According to the FTC Report, providing capabilities for access and correction could be very costly. The Report questions whether an administrative fee should be charged. There are indeed significant technical issues associated with the retrieval of data, such as when data are commingled with other data, gathered in huge databases, or held in back-up, storage, or archival media. On the other hand, companies that have implemented appropriate measure to address the requirements of the amendments to the Federal Rules of Civil Procedures may already have in place adequate technologies and methods in place that would allow for the retrieval of such information.

Consent to Material Changes

In addition, under the Privacy Framework, all entities would be required to provide prominent disclosures and obtain affirmative consent for material, retroactive changes to data policies. This requirement is not new. For several years, the Federal Trade Commission has insisted that consumers should have the right to object to new uses of their information for purposes that had not been originally disclosed. For example, this requirement was expressed in the enforcement action against Gateway Learning, in 2004 (see, http://www.ftc.gov/opa/2004/09/fyi0454.shtm), and restated in several FTC documents (see, e.g., Behavioral Principles, http://www.ftc.gov/opa/2009/02/behavad.shtm).

Privacy Awareness

Finally, the Proposed Framework would require that stakeholders undertake a broad effort to educate consumers about commercial data practices and the choices available to them. Increasing consumer understanding of the commercial collection and use of their information is important to facilitating competition on privacy across companies.

Numerous segments of the US population are vulnerable and need to be educated about the benefits and traps of information technologies, social media, mobile commerce, and other recent developments, and their effect on the disclosure and sharing of personal information.

Numerous organizations, such as the Federal Trade Commission, state agencies such as the California Office of Privacy, or non-profit organizations are already making extensive efforts to educate the public. As always budgets are needed, and it is hoped that grants and other allocations would be available to accomplish these goals. 

Conclusion

The Proposed Privacy Framework presented by the Federal Trade Commission provides a valuable outline for issues to be explored and refined, and actions to be taken. The current draft of the FTC Report, however, is only another step in the development of tools for improving the manner in which entities collect and use personal information. More work and efforts are ahead. A final draft is expected in 2011; after that, these principles should be formally implemented, but there is currently no indication of how the implementation would be made.

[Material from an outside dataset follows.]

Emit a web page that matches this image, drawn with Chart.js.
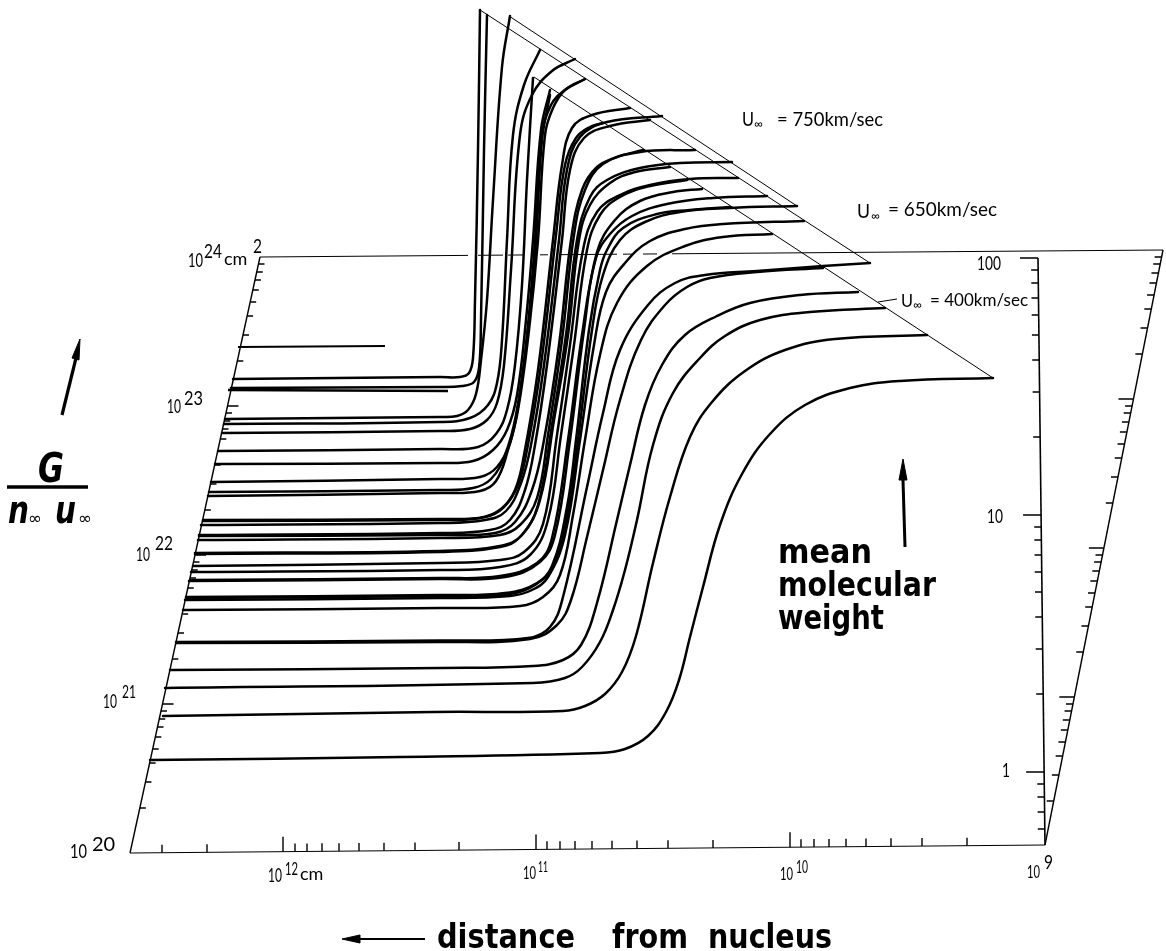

Technologies and ways of doing business, such as social media, cloud computing, mobile commerce, or behavioral targeting are presenting numerous opportunities, but also great challenges. As new products and services are created, new issues with arise. It is important to continue seeking ways to striking a balance between improving the way personal data are collected, used, shared, and protected so that privacy rights and expectations of individuals are fulfilled, and companies that rely on personal data for their activities continue to have the ability to keep growing and prospering.